PROVIDED MATERIAL:

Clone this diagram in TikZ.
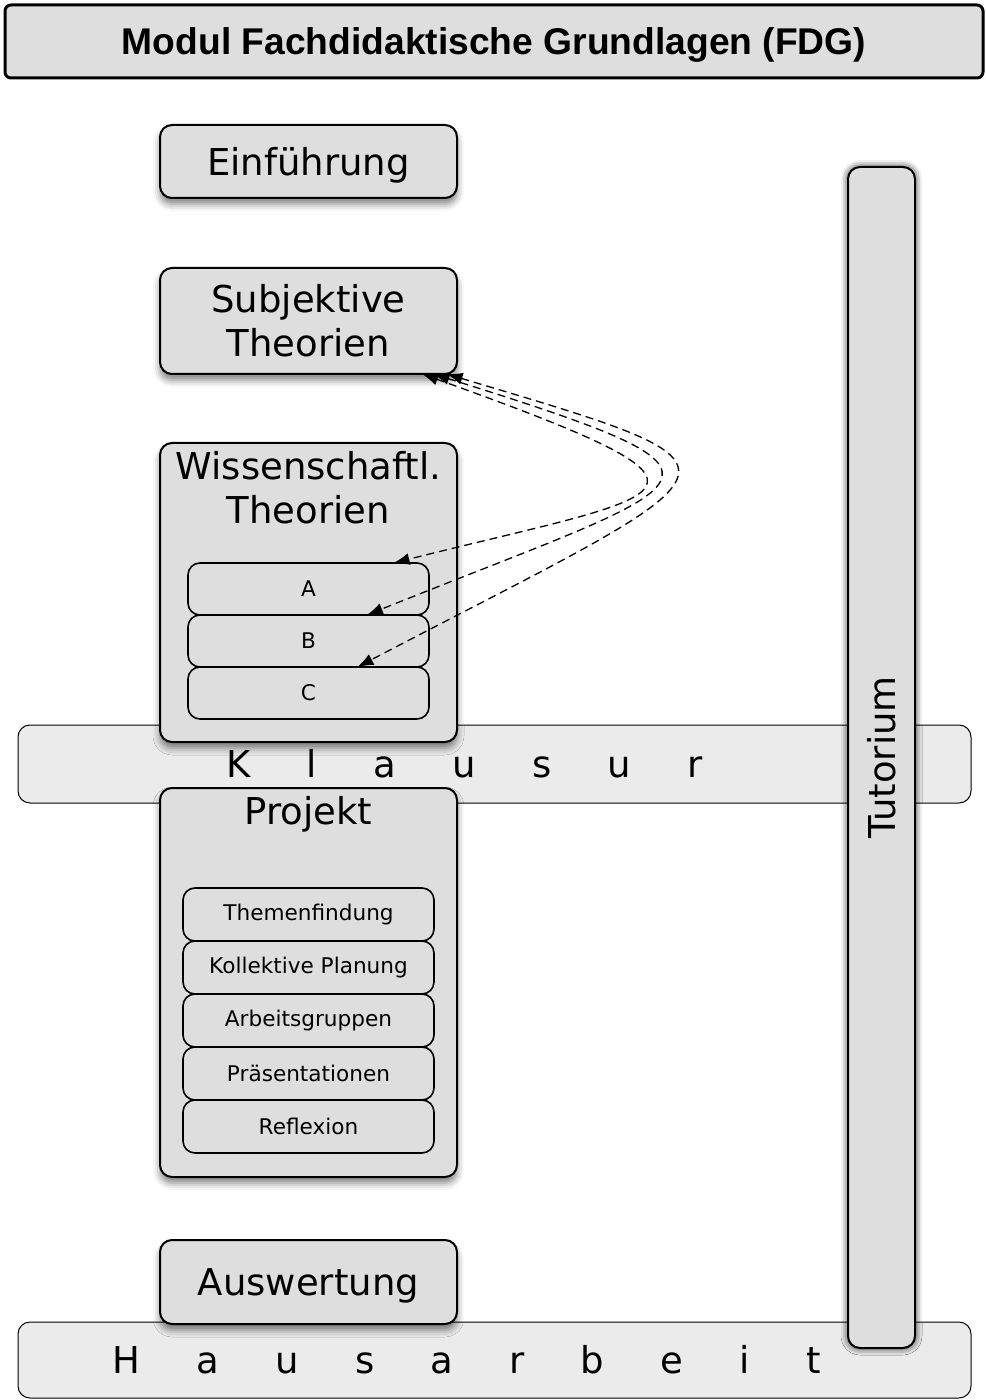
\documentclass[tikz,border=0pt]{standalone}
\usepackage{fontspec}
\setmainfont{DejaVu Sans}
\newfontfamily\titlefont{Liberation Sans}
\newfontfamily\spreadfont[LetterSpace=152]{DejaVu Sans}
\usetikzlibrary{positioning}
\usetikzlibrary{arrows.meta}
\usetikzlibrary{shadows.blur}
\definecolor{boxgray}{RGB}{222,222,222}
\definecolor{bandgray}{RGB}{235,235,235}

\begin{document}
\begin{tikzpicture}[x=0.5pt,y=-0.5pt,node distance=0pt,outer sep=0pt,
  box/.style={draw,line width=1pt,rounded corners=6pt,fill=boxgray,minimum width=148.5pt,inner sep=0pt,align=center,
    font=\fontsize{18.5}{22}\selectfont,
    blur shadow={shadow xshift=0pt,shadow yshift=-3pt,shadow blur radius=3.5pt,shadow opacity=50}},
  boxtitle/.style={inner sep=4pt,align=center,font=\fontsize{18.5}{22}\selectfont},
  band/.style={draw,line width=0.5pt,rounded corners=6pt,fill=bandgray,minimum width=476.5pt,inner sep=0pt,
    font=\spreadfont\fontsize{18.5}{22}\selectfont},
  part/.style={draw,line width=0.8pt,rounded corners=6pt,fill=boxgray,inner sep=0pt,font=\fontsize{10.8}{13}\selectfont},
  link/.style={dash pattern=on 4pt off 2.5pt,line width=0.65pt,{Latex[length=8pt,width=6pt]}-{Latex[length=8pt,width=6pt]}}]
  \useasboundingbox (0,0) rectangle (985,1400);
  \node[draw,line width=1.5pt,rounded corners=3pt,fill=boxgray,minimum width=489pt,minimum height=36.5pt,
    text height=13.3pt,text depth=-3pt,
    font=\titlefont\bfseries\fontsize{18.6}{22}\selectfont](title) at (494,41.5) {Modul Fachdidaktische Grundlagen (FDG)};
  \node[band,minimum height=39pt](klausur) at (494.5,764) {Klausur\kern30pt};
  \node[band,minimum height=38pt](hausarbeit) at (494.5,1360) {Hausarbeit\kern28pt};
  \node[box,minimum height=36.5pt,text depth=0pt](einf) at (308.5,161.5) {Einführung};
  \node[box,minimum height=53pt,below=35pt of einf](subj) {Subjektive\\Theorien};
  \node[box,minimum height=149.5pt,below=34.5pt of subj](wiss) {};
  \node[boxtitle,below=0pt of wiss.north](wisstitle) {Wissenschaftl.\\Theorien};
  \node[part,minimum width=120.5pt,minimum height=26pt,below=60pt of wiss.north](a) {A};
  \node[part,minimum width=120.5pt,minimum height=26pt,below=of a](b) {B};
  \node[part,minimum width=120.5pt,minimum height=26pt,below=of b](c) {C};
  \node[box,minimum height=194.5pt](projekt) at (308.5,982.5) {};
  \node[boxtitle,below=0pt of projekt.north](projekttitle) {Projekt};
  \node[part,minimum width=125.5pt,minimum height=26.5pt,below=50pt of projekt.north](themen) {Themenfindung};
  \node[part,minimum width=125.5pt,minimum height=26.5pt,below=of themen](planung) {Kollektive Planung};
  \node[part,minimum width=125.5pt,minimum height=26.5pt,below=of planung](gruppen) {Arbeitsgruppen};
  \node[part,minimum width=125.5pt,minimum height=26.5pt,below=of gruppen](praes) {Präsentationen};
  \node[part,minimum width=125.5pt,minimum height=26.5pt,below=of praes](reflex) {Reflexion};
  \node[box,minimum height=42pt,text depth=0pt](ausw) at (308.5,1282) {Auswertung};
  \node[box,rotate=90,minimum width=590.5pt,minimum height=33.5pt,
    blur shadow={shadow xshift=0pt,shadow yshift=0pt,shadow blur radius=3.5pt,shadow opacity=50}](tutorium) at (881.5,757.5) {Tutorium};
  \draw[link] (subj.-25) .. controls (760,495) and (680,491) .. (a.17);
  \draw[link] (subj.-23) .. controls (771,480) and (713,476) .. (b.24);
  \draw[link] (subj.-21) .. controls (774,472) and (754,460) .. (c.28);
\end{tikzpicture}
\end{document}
* * *
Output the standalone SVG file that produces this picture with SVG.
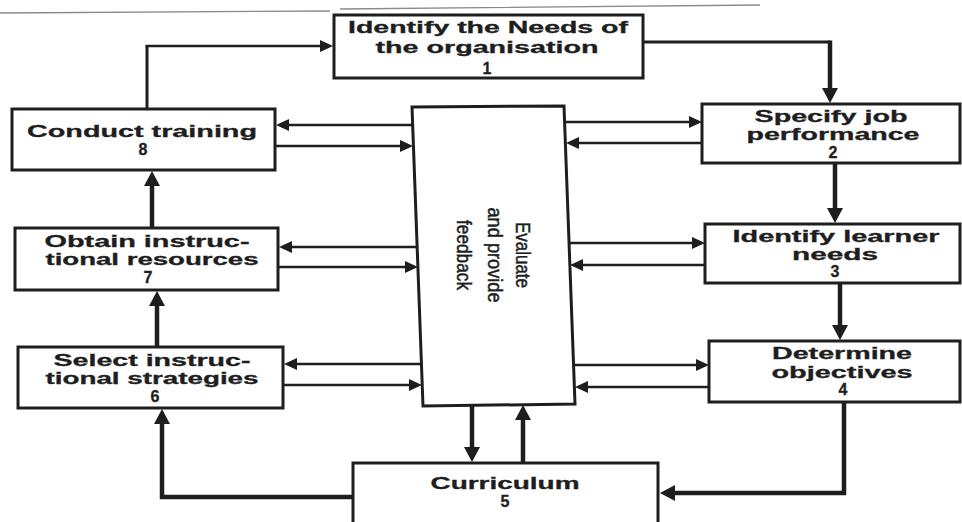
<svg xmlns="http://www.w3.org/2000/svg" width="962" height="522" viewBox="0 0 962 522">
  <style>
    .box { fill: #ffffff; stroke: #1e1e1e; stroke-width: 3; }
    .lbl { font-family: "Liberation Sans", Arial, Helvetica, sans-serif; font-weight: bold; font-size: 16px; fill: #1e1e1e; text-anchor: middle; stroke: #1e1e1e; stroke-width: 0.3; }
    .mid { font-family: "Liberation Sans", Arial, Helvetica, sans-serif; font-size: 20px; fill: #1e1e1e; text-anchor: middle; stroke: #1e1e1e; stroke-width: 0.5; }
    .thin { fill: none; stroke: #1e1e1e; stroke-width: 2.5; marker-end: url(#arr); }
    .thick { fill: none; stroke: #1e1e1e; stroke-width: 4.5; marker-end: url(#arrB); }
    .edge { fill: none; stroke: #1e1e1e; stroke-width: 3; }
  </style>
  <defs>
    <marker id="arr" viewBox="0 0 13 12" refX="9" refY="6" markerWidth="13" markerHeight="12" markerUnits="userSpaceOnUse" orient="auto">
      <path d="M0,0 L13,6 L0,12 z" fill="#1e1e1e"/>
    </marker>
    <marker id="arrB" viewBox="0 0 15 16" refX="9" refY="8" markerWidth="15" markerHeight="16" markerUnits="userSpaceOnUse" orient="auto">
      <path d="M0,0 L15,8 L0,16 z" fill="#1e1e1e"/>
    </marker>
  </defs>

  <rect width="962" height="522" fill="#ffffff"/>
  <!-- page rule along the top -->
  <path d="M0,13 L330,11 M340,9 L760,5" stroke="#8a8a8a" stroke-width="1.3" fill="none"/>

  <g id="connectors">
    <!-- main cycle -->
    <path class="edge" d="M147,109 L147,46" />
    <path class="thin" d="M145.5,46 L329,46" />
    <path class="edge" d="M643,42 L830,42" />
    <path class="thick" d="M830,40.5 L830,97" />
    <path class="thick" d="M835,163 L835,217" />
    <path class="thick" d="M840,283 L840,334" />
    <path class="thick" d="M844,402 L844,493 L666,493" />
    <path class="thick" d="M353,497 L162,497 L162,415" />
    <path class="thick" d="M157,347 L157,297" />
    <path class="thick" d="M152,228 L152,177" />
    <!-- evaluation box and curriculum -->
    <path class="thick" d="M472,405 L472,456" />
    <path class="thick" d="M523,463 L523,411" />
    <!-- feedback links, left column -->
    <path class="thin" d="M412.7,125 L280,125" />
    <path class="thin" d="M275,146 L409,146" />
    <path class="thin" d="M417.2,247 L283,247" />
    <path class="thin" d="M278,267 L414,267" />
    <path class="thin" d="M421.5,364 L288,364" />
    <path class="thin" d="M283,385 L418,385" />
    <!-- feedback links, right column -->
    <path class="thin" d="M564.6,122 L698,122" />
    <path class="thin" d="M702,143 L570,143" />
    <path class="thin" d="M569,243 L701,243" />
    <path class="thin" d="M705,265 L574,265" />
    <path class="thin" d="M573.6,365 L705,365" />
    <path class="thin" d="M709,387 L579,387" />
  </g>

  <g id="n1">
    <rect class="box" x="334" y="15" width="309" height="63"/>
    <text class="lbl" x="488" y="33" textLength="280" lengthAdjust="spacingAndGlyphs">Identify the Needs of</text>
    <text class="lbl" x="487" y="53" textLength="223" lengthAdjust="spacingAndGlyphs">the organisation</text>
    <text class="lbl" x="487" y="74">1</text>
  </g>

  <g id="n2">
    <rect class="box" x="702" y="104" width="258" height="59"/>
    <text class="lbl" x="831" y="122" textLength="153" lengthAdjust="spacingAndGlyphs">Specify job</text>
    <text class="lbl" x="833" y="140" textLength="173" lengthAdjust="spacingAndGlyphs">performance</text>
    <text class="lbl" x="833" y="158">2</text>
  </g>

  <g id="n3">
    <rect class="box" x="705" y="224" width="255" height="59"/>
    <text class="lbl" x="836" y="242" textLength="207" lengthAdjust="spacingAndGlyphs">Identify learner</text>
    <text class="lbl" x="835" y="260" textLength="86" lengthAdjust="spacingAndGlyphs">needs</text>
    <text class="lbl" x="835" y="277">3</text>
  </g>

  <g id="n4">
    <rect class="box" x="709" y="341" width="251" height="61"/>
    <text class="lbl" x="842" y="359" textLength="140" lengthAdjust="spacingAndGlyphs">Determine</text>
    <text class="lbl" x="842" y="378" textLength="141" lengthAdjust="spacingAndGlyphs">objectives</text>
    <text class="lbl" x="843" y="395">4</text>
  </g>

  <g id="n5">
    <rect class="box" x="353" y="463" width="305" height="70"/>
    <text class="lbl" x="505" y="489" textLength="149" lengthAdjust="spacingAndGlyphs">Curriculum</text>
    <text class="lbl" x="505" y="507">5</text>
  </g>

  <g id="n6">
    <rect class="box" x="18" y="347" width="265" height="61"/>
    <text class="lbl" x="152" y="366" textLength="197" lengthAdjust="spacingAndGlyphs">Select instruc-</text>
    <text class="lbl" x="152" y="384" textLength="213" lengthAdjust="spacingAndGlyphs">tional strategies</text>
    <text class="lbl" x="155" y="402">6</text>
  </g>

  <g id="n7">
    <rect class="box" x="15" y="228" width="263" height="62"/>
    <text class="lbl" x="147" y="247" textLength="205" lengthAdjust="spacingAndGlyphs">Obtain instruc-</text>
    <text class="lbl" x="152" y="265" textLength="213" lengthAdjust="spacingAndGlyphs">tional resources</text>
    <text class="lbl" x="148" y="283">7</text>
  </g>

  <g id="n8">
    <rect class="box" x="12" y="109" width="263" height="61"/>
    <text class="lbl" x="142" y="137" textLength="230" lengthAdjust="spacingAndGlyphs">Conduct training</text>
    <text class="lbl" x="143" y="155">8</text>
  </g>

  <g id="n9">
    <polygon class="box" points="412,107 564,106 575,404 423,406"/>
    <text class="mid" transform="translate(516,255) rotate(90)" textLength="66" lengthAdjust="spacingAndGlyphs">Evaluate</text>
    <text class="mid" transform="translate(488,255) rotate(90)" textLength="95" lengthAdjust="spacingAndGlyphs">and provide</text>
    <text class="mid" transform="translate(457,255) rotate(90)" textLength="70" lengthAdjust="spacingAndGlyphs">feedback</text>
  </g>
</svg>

WHAT NEEDS TO BE DONE: Collect the lines of the records that include the string "this".

THE SOLUTION:
Clone this diagram in TikZ.
Output the standalone SVG file that produces this picture with SVG.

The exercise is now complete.